#### GOAL
Copy out exactly the lines from the one holding "Write the matplotlib code for this chart." through the one holding "import numpy as np", ends included; omit images.

#### DATA SUPPLIED
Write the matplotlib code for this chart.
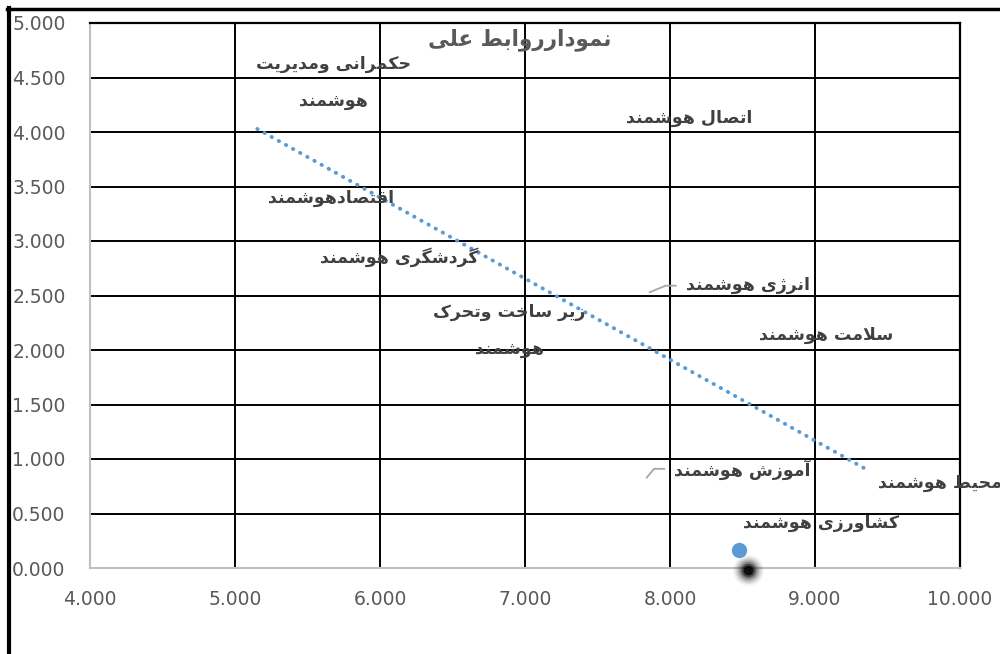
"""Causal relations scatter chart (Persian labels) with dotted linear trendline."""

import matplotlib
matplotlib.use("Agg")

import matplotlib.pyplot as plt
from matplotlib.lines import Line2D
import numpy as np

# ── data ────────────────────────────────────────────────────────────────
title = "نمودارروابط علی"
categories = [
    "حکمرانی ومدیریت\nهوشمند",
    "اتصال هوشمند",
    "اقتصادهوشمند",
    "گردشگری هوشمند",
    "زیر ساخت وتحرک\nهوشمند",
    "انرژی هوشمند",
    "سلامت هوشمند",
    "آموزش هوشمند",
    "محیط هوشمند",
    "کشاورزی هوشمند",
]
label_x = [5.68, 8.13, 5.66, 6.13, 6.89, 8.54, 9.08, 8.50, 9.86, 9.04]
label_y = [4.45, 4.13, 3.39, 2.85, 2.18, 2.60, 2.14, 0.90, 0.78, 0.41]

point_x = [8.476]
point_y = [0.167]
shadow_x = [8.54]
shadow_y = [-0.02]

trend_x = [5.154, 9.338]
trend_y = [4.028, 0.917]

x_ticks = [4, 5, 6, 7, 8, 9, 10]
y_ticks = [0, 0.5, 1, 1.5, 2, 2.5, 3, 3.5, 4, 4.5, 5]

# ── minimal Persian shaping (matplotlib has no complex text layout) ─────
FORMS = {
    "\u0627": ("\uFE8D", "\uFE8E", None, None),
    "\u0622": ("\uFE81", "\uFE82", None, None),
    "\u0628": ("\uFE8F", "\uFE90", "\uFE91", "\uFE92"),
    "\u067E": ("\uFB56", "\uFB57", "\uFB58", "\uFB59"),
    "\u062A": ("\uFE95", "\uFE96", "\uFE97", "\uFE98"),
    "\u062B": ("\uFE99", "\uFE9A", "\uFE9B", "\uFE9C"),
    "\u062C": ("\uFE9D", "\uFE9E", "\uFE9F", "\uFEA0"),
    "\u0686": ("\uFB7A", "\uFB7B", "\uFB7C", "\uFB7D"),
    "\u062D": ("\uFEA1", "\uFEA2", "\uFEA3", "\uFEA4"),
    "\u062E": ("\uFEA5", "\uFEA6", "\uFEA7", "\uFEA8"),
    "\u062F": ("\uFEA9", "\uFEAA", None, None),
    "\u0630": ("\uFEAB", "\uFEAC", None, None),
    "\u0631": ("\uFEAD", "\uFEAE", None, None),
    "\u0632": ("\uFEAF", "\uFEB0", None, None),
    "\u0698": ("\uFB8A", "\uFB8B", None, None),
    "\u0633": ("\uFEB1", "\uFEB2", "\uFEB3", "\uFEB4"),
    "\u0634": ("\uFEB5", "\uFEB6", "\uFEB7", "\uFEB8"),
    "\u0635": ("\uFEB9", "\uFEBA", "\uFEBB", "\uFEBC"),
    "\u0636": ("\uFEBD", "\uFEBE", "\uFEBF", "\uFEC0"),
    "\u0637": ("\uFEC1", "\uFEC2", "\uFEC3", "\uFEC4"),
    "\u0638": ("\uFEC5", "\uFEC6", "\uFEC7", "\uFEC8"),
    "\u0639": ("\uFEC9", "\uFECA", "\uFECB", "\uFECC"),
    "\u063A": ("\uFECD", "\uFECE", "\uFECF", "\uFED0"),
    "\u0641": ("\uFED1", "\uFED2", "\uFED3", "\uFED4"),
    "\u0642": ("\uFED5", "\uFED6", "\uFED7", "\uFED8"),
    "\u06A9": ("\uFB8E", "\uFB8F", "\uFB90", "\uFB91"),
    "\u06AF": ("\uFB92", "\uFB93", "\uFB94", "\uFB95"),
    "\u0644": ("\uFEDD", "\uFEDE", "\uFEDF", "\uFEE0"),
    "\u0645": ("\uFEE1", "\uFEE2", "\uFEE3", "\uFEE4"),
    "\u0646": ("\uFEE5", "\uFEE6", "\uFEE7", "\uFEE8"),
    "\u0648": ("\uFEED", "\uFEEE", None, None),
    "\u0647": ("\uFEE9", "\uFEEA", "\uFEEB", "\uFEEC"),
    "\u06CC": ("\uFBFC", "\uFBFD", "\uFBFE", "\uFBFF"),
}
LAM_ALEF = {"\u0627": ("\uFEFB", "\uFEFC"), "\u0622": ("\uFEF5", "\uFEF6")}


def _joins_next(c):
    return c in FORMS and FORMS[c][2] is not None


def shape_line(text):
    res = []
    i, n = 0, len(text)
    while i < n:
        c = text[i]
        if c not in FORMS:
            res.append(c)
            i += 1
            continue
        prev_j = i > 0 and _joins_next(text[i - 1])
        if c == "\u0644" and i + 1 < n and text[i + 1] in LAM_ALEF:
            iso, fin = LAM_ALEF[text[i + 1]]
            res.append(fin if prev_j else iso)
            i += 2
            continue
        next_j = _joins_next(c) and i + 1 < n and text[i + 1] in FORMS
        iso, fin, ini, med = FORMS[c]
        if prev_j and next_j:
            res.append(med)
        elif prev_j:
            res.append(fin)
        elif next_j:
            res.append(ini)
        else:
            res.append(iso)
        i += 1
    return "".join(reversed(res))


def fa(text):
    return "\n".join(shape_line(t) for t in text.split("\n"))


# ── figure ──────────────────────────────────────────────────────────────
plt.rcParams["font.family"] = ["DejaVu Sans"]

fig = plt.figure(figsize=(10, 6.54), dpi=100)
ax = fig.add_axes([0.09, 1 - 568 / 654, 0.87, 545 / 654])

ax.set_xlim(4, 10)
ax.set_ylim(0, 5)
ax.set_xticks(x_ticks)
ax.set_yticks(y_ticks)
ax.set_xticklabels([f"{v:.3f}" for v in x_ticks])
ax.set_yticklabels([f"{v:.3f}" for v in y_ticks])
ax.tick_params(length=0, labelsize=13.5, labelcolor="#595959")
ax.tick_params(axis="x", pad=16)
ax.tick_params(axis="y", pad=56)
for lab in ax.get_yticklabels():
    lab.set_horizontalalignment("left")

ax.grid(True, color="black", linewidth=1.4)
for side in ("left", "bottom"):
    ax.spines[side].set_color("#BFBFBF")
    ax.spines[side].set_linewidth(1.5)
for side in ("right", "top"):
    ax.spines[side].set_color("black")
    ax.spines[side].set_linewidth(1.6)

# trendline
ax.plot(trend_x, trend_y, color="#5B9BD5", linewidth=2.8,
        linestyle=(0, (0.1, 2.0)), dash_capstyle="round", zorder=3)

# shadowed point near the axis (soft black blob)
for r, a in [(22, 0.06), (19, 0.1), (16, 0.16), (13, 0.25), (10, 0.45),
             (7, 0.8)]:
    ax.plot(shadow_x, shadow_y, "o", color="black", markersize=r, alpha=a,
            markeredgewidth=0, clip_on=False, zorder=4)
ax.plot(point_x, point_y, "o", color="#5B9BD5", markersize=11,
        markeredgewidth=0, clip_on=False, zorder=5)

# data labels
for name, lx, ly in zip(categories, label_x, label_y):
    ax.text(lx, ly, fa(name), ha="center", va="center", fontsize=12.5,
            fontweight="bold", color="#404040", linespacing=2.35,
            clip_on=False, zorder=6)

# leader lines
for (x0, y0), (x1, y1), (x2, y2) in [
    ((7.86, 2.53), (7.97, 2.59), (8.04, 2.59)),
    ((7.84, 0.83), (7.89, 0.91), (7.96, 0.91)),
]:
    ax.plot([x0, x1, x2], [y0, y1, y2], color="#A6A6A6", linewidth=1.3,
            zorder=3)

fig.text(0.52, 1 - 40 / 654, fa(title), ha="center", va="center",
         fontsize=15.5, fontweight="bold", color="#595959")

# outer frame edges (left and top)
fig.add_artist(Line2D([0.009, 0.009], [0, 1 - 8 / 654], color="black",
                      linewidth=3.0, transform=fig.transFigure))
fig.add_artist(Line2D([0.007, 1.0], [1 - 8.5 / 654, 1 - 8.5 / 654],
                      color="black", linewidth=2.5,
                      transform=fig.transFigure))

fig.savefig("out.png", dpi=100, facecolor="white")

---

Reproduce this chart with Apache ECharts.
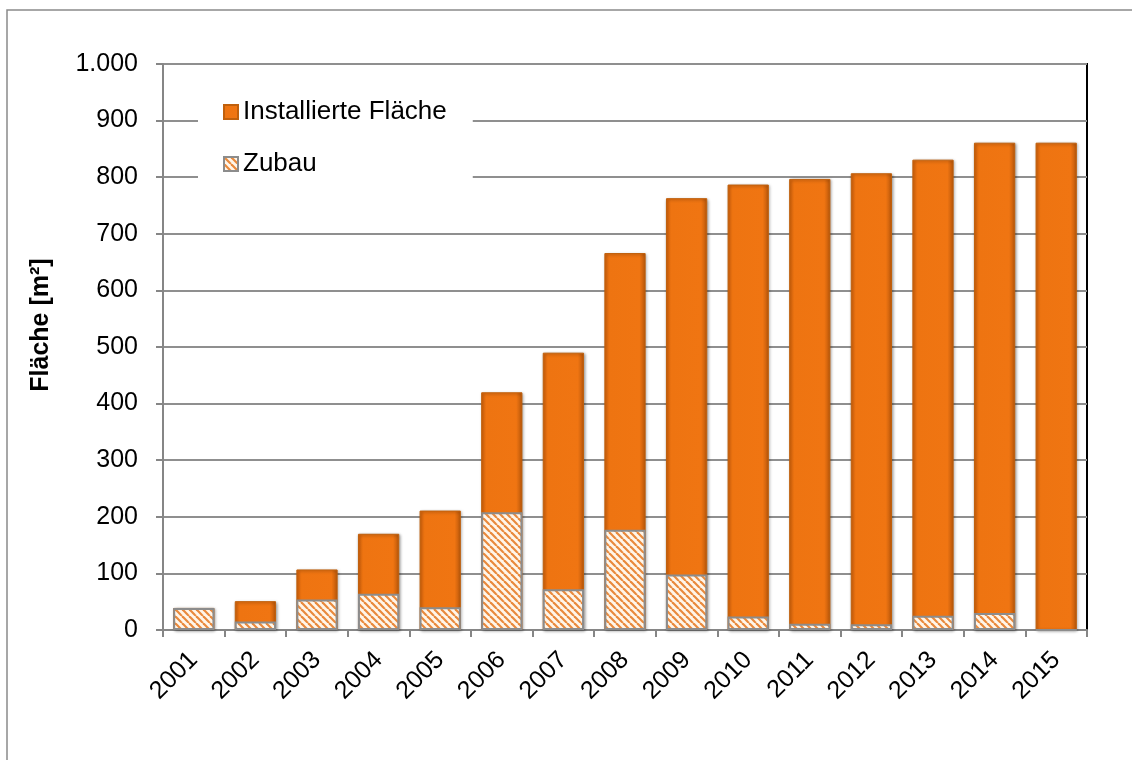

#### SOLVED EXERCISE
Write the matplotlib code for this chart.
"""Causal relations scatter chart (Persian labels) with dotted linear trendline."""

import matplotlib
matplotlib.use("Agg")

import matplotlib.pyplot as plt
from matplotlib.lines import Line2D
import numpy as np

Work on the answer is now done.